What We Ate #3 – 7/6/21

I don’t like to refer to myself as having been a “single mom” – Frank and I had joint custody, which meant that nearly all the duties of parenting were shared. But from the point of our breakup onward, I was a solo mom, and trying to support our little household on the income of a freelance writer.

If you’ve ever been a freelance anything, you’ll know that both your time and your income are wildly unpredictable. Which means that there will be days when there isn’t much money, which tend to be the same days that you take on too much work in order to get more money. Which in turn means that you’re always on the lookout for cheap meals that can be thrown together quickly, and that are tasty and filling enough to satisfy a couple of fast-growing, ravenous boys.

The Dudes never developed a taste for Purina Mom Chow (my experience is that few kids appreciate cottage cheese in any form). But a couple of similarly improvised dishes were in regular rotation chez Hardy/Taber.

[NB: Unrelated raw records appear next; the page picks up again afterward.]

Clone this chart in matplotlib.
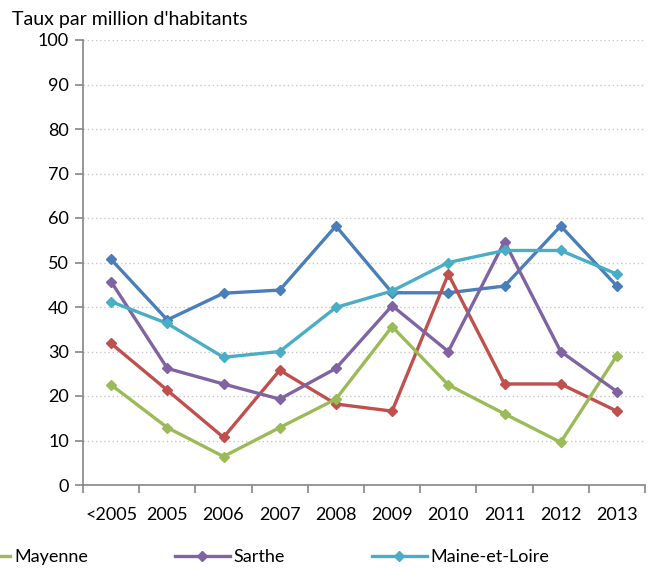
import matplotlib.pyplot as plt
from matplotlib.lines import Line2D
from matplotlib.ticker import FixedLocator, MultipleLocator

plt.rcParams['font.family'] = ['Lato', 'DejaVu Sans']

years = ['<2005', '2005', '2006', '2007', '2008', '2009', '2010', '2011', '2012', '2013']

loire_atlantique = [50.7, 37.1, 43.1, 43.8, 58.2, 43.2, 43.2, 44.7, 58.2, 44.7]
vendee = [31.8, 21.3, 10.7, 25.8, 18.2, 16.6, 47.4, 22.7, 22.7, 16.6]
mayenne = [22.5, 12.9, 6.4, 12.9, 19.3, 35.6, 22.5, 16.0, 9.6, 29.1]
sarthe = [45.7, 26.2, 22.7, 19.3, 26.2, 40.3, 30.0, 54.7, 30.0, 21.0]
maine_et_loire = [41.2, 36.3, 28.7, 30.0, 39.9, 43.6, 50.0, 52.7, 52.7, 47.4]

series = [
    ('Loire-Atlantique', loire_atlantique, '#4A7EBB'),
    ('Vendée', vendee, '#C0504D'),
    ('Mayenne', mayenne, '#9BBB59'),
    ('Sarthe', sarthe, '#8064A2'),
    ('Maine-et-Loire', maine_et_loire, '#4BACC6'),
]

fig = plt.figure(figsize=(6.54, 5.68), dpi=100)
ax = fig.add_axes([83 / 654, 83 / 568, (645 - 83) / 654, (485 - 40) / 568])

x = list(range(len(years)))
handles = {}
for name, vals, col in series:
    ln, = ax.plot(x, vals, color=col, lw=2.4, marker='D', ms=5.5,
                  markeredgecolor=col, markerfacecolor=col, label=name)
    handles[name] = ln

ax.set_xlim(-0.5, len(years) - 0.5)
ax.set_ylim(0, 100)
ax.yaxis.set_major_locator(MultipleLocator(10))
ax.grid(axis='y', linestyle=(0, (1, 2)), color='#c8c8c8', lw=1)
ax.set_axisbelow(True)

ax.xaxis.set_major_locator(FixedLocator([i - 0.5 for i in range(len(years) + 1)]))
ax.xaxis.set_minor_locator(FixedLocator(x))
ax.set_xticklabels([])
ax.set_xticklabels(years, minor=True)
ax.tick_params(axis='x', which='major', length=6, width=1.2, color='#868686', direction='out')
ax.tick_params(axis='x', which='minor', length=0, pad=16, labelsize=13)
ax.tick_params(axis='y', length=6, width=1.2, color='#868686', direction='out', pad=4, labelsize=13)

for s in ['top', 'right']:
    ax.spines[s].set_visible(False)
for s in ['left', 'bottom']:
    ax.spines[s].set_color('#868686')
    ax.spines[s].set_linewidth(1.2)

fig.text(12 / 654, 1 - 19 / 568, "Taux par million d'habitants", fontsize=14, va='center', ha='left')

leg_names = ['Mayenne', 'Sarthe', 'Maine-et-Loire']
leg_handles = [Line2D([], [], color=handles[n].get_color(), lw=2.4, marker='D', ms=5.5)
               for n in leg_names]
fig.legend(leg_handles, leg_names, loc='center left', bbox_to_anchor=(-45 / 654, 11 / 568),
           ncol=3, frameon=False, fontsize=13, handlelength=3.05, handletextpad=0.22,
           columnspacing=4.8, borderpad=0, borderaxespad=0, markerscale=1)

fig.savefig('out.png', dpi=100)
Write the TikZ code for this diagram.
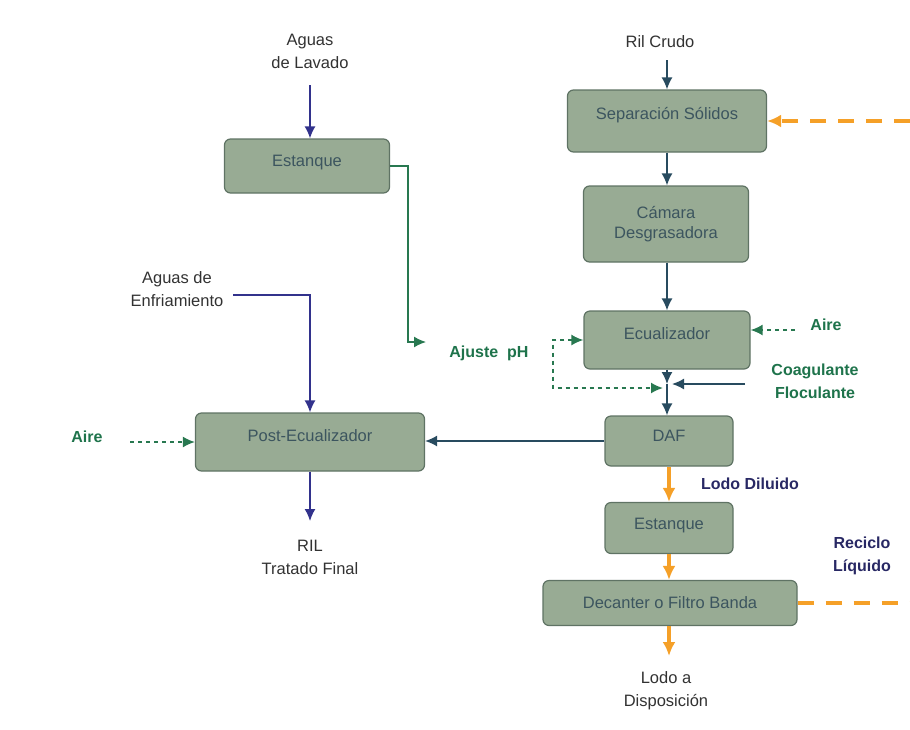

We often ate Potatoes á les Dudes:

  • Bake one potato or sweet potato per person – in the oven is best, but if you’re pressed for time, the microwave works okay too
  • Slit the top of the potato and squeeze it so the inside pops partly out. Butter the inside with as much butter as your budget and waistline will permit.
  • Poach one egg per person and drop it into the opened potato.
  • Spread a handful of shredded cheese on top – we liked pepper jack, but any meltable cheese will do.
  • Microwave the potatoes till the cheese melts a little – 30-60 seconds, depending on how many potatoes you’re doing – and serve.

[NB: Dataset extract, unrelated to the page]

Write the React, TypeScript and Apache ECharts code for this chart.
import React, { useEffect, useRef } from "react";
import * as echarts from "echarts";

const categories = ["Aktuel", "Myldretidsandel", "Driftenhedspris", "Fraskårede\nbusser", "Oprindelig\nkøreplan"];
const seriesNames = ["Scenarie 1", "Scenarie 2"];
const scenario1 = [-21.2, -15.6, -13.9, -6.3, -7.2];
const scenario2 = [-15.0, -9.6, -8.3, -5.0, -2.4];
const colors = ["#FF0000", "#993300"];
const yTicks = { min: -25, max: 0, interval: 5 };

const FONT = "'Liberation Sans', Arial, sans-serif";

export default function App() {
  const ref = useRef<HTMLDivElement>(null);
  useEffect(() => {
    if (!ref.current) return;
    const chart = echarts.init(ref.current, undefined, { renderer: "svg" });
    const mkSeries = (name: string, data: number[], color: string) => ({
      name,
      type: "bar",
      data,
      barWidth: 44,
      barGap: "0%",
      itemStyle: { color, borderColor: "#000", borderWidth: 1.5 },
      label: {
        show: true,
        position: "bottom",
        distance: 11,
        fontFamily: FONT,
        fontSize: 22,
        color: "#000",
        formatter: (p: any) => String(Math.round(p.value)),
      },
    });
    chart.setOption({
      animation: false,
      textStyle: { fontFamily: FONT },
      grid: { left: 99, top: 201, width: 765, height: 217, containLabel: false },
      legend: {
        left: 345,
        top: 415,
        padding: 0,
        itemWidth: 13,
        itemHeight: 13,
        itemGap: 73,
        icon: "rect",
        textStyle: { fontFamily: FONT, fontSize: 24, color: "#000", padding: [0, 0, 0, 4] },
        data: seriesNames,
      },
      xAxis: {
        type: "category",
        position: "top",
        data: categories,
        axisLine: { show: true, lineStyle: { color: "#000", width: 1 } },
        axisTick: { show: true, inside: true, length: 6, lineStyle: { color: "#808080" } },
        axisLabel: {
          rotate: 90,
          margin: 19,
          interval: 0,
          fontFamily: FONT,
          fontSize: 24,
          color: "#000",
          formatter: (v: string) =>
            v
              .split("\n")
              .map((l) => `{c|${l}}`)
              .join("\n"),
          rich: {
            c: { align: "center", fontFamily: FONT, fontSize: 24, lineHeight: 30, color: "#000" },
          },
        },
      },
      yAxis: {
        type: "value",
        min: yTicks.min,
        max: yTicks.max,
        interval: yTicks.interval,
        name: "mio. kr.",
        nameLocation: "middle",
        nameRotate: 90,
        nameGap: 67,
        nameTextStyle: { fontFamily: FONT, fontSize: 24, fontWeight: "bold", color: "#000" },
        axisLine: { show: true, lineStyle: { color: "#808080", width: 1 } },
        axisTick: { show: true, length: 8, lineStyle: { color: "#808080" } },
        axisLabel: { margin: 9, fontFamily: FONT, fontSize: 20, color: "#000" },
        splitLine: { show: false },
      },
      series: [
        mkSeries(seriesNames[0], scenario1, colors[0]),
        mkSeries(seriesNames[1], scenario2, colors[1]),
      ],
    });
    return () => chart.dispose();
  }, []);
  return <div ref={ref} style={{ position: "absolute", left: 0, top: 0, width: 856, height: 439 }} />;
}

Some salsa on top makes the dish a bit more interesting for adult palates, but it’s good without it too.

Another infinitely variable dinner we ate often was Green Bean Tuna Melts:

  • Heat up enough frozen French-cut green beans to feed your group, and divide them into individual bowls.
  • Flake half a can of water-pack tuna over each bowl.
  • Drizzle a little olive oil and a little vinegar – use something with some flavor, like real cider vinegar – over the top.
  • Top with a handful of shredded pepper jack (are you sensing a theme here?).
  • Microwave till cheese is slightly melted and tuna is warm.

This dish lends itself to dozens of easy substitutions and additions – I’ve been eating it lately with a frozen roasted vegetable mix instead of the beans, and it would work fine with something like zucchini if that’s what you have on hand. You can also substitute canned salmon for the tuna, and I think canned chicken would work fine, as would meat shredded off a rotisserie chicken[1].

We also ate a lot of Velveeta mac and cheese – I won’t give you the recipe for that because I’m pretty sure it’s right there on the Velveeta box. I will, however, note that you can add chopped ham, Spam, hot dogs or cooked ground meat, and almost any kind of vegetables (peas are a natural, but diced cooked carrots would be nice too) to make it a tiny bit less junk-food-y. The one time I went all out and made proper, from-scratch mac and cheese, the Dudes wouldn’t eat it. That, in my experience, is the usual response of kids to fancy cooking. The good news is that they eventually get over it.

Something you do not want to do is get them into sushi at an early age. There’s a certain amount of amusement to be had by taking them to an all-you-can-eat sushi bar and watching the owner’s face fall, but that’s pretty expensive entertainment. If they have to get hooked on something, peanut butter and jelly works fine.


[1] We didn’t have those in my solo-mom days, more’s the pity.